- PROBLEM DETAILS
Write out the material again exactly, please, and omit the pictures.

- DATA EXTRACT
----
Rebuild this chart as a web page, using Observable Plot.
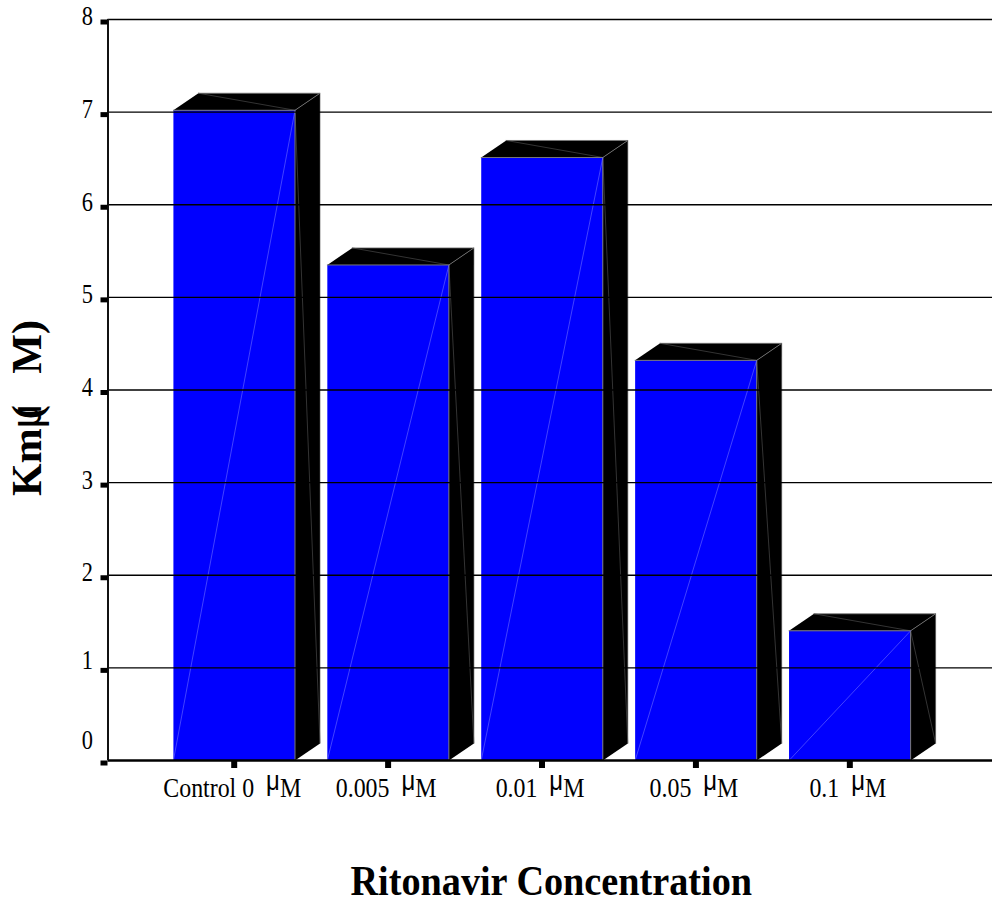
<!DOCTYPE html>
<html><head><meta charset="utf-8">
<style>html,body{margin:0;padding:0;background:#fff}svg{display:block}</style>
<script src="https://cdn.jsdelivr.net/npm/d3@7"></script>
<script src="https://cdn.jsdelivr.net/npm/@observablehq/plot@0.6"></script>
</head><body><div id="c"></div>
<script>
const categories = ["Control 0 μM","0.005 μM","0.01 μM","0.05 μM","0.1 μM"];
const kmValues = [7.02,5.35,6.51,4.32,1.40];
const yTicks = [0,1,2,3,4,5,6,7,8];
const HW = 0.395, DX = 0.1625, DY = 0.184;
const F = "'Liberation Serif','Times New Roman',serif";
const idx = categories.map((_, i) => i);

const poly = (id, pts) => pts.map(([x,y]) => ({id,x,y}));
const sides = idx.flatMap(i => { const v = kmValues[i], r = i+HW; return poly("s"+i, [[r,0],[r+DX,DY],[r+DX,v+DY],[r,v]]); });
const tops = idx.flatMap(i => { const v = kmValues[i], l = i-HW, r = i+HW; return poly("t"+i, [[l,v],[l+DX,v+DY],[r+DX,v+DY],[r,v]]); });
const fronts = idx.flatMap(i => { const v = kmValues[i], l = i-HW, r = i+HW; return poly("f"+i, [[l,0],[r,0],[r,v],[l,v]]); });
const outerEdges = idx.flatMap(i => { const v = kmValues[i], l = i-HW, r = i+HW; return poly("e"+i, [[l+DX,v+DY],[r+DX,v+DY],[r,v]]); });
const innerEdges = idx.flatMap(i => { const v = kmValues[i], l = i-HW, r = i+HW; return poly("g"+i, [[l+DX,v+DY],[r,v],[r+DX,DY],[r+DX,v+DY]]); });
const faint = idx.flatMap(i => { const v = kmValues[i], l = i-HW, r = i+HW; return poly("d"+i, [[l,0],[r,v]]); });

const yAxisText = (ticks, dy) => Plot.axisY({ticks, tickSize:0, tickPadding:15, fontSize:28, fill:"#000", dy, tickFormat:d => String(d), label:null});

const plot = Plot.plot({
  width: 992, height: 904,
  marginLeft: 107.5, marginRight: 0, marginTop: 19, marginBottom: 144,
  x: {domain: [-0.82, 4.927], axis: null},
  y: {domain: [0, 8], axis: null},
  style: {fontFamily: F, background: "#fff", color: "#000"},
  marks: [
    Plot.line(sides, {x:"x", y:"y", z:"id", fill:"#000", stroke:"none"}),
    Plot.line(tops, {x:"x", y:"y", z:"id", fill:"#000", stroke:"none"}),
    Plot.line(outerEdges, {x:"x", y:"y", z:"id", stroke:"#777", strokeWidth:0.8}),
    Plot.line(innerEdges, {x:"x", y:"y", z:"id", stroke:"#555", strokeWidth:0.6}),
    Plot.line(fronts, {x:"x", y:"y", z:"id", fill:"#0000ff", stroke:"#777", strokeWidth:1}),
    Plot.line(faint, {x:"x", y:"y", z:"id", stroke:"#6f6fff", strokeWidth:0.6}),
    Plot.ruleY(yTicks.filter(d => d > 0), {stroke:"#000", strokeWidth:1.3}),
    Plot.ruleY([0], {stroke:"#000", strokeWidth:2.4}),
    Plot.ruleX([-0.82], {stroke:"#111", strokeWidth:2}),
    Plot.axisY({ticks: yTicks, tickSize:7, strokeWidth:5, stroke:"#000", dy:2.5, tickFormat:() => "", label:null}),
    yAxisText([2,3,4,5,6,7,8], -3),
    yAxisText([1], -8),
    yAxisText([0], -20),
    Plot.axisX({ticks: idx, tickSize:8, strokeWidth:6, stroke:"#000", tickFormat:() => "", label:null}),
    Plot.axisX({ticks: idx, tickSize:0, tickPadding:17, fontSize:27, fill:"#000", tickFormat:i => categories[i], label:null, dx:-2}),
    Plot.text(["Ritonavir Concentration"], {frameAnchor:"bottom", dy:134, dx:1, fontSize:42, fontWeight:"bold", fill:"#000", lineAnchor:"bottom", text:d => d}),
    Plot.text(["Kmμ(   M)"], {frameAnchor:"left", textAnchor:"middle", rotate:-90, dx:-80, dy:18, fontSize:42, fontWeight:"bold", fill:"#000", text:d => d})
  ]
});
document.getElementById("c").append(plot);
const squeeze = (t, sx) => t.attr("transform", (t.attr("transform") || "") + ` scale(${sx},1)`);
d3.select(plot).selectAll("text").each(function(){
  const t = d3.select(this), s = this.textContent;
  if (/μM$/.test(s)) {
    // raised micro sign in the tick labels, as in the reference
    t.text(s.replace(/ μM$/, "") + "  ");
    t.append("tspan").attr("font-family","'Liberation Sans',sans-serif").attr("dy",-7).text("μ");
    t.append("tspan").attr("dy",7).text("M");
    squeeze(t, 0.885);
  } else if (s === "Kmμ(   M)") {
    // parenthesis overlapping the micro sign in the y title
    t.text("Km");
    t.append("tspan").attr("font-family","'Liberation Sans',sans-serif").attr("font-weight","normal").text("μ");
    t.append("tspan").attr("dx",-15).text("(");
    t.append("tspan").text("   M)");
  } else if (s === "Ritonavir Concentration") {
    squeeze(t, 0.91);
  } else if (/^\d$/.test(s)) {
    squeeze(t, 0.8);
  }
});
</script></body></html>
----
- WRITTEN ANSWER
Rebuild this chart as a web page, using Observable Plot.
<!DOCTYPE html>
<html><head><meta charset="utf-8">
<style>html,body{margin:0;padding:0;background:#fff}svg{display:block}</style>
<script src="https://cdn.jsdelivr.net/npm/d3@7"></script>
<script src="https://cdn.jsdelivr.net/npm/@observablehq/plot@0.6"></script>
</head><body><div id="c"></div>
<script>
const categories = ["Control 0 μM","0.005 μM","0.01 μM","0.05 μM","0.1 μM"];
const kmValues = [7.02,5.35,6.51,4.32,1.40];
const yTicks = [0,1,2,3,4,5,6,7,8];
const HW = 0.395, DX = 0.1625, DY = 0.184;
const F = "'Liberation Serif','Times New Roman',serif";
const idx = categories.map((_, i) => i);

const poly = (id, pts) => pts.map(([x,y]) => ({id,x,y}));
const sides = idx.flatMap(i => { const v = kmValues[i], r = i+HW; return poly("s"+i, [[r,0],[r+DX,DY],[r+DX,v+DY],[r,v]]); });
const tops = idx.flatMap(i => { const v = kmValues[i], l = i-HW, r = i+HW; return poly("t"+i, [[l,v],[l+DX,v+DY],[r+DX,v+DY],[r,v]]); });
const fronts = idx.flatMap(i => { const v = kmValues[i], l = i-HW, r = i+HW; return poly("f"+i, [[l,0],[r,0],[r,v],[l,v]]); });
const outerEdges = idx.flatMap(i => { const v = kmValues[i], l = i-HW, r = i+HW; return poly("e"+i, [[l+DX,v+DY],[r+DX,v+DY],[r,v]]); });
const innerEdges = idx.flatMap(i => { const v = kmValues[i], l = i-HW, r = i+HW; return poly("g"+i, [[l+DX,v+DY],[r,v],[r+DX,DY],[r+DX,v+DY]]); });
const faint = idx.flatMap(i => { const v = kmValues[i], l = i-HW, r = i+HW; return poly("d"+i, [[l,0],[r,v]]); });

const yAxisText = (ticks, dy) => Plot.axisY({ticks, tickSize:0, tickPadding:15, fontSize:28, fill:"#000", dy, tickFormat:d => String(d), label:null});

const plot = Plot.plot({
  width: 992, height: 904,
  marginLeft: 107.5, marginRight: 0, marginTop: 19, marginBottom: 144,
  x: {domain: [-0.82, 4.927], axis: null},
  y: {domain: [0, 8], axis: null},
  style: {fontFamily: F, background: "#fff", color: "#000"},
  marks: [
    Plot.line(sides, {x:"x", y:"y", z:"id", fill:"#000", stroke:"none"}),
    Plot.line(tops, {x:"x", y:"y", z:"id", fill:"#000", stroke:"none"}),
    Plot.line(outerEdges, {x:"x", y:"y", z:"id", stroke:"#777", strokeWidth:0.8}),
    Plot.line(innerEdges, {x:"x", y:"y", z:"id", stroke:"#555", strokeWidth:0.6}),
    Plot.line(fronts, {x:"x", y:"y", z:"id", fill:"#0000ff", stroke:"#777", strokeWidth:1}),
    Plot.line(faint, {x:"x", y:"y", z:"id", stroke:"#6f6fff", strokeWidth:0.6}),
    Plot.ruleY(yTicks.filter(d => d > 0), {stroke:"#000", strokeWidth:1.3}),
    Plot.ruleY([0], {stroke:"#000", strokeWidth:2.4}),
    Plot.ruleX([-0.82], {stroke:"#111", strokeWidth:2}),
    Plot.axisY({ticks: yTicks, tickSize:7, strokeWidth:5, stroke:"#000", dy:2.5, tickFormat:() => "", label:null}),
    yAxisText([2,3,4,5,6,7,8], -3),
    yAxisText([1], -8),
    yAxisText([0], -20),
    Plot.axisX({ticks: idx, tickSize:8, strokeWidth:6, stroke:"#000", tickFormat:() => "", label:null}),
    Plot.axisX({ticks: idx, tickSize:0, tickPadding:17, fontSize:27, fill:"#000", tickFormat:i => categories[i], label:null, dx:-2}),
    Plot.text(["Ritonavir Concentration"], {frameAnchor:"bottom", dy:134, dx:1, fontSize:42, fontWeight:"bold", fill:"#000", lineAnchor:"bottom", text:d => d}),
    Plot.text(["Kmμ(   M)"], {frameAnchor:"left", textAnchor:"middle", rotate:-90, dx:-80, dy:18, fontSize:42, fontWeight:"bold", fill:"#000", text:d => d})
  ]
});
document.getElementById("c").append(plot);
const squeeze = (t, sx) => t.attr("transform", (t.attr("transform") || "") + ` scale(${sx},1)`);
d3.select(plot).selectAll("text").each(function(){
  const t = d3.select(this), s = this.textContent;
  if (/μM$/.test(s)) {
    // raised micro sign in the tick labels, as in the reference
    t.text(s.replace(/ μM$/, "") + "  ");
    t.append("tspan").attr("font-family","'Liberation Sans',sans-serif").attr("dy",-7).text("μ");
    t.append("tspan").attr("dy",7).text("M");
    squeeze(t, 0.885);
  } else if (s === "Kmμ(   M)") {
    // parenthesis overlapping the micro sign in the y title
    t.text("Km");
    t.append("tspan").attr("font-family","'Liberation Sans',sans-serif").attr("font-weight","normal").text("μ");
    t.append("tspan").attr("dx",-15).text("(");
    t.append("tspan").text("   M)");
  } else if (s === "Ritonavir Concentration") {
    squeeze(t, 0.91);
  } else if (/^\d$/.test(s)) {
    squeeze(t, 0.8);
  }
});
</script></body></html>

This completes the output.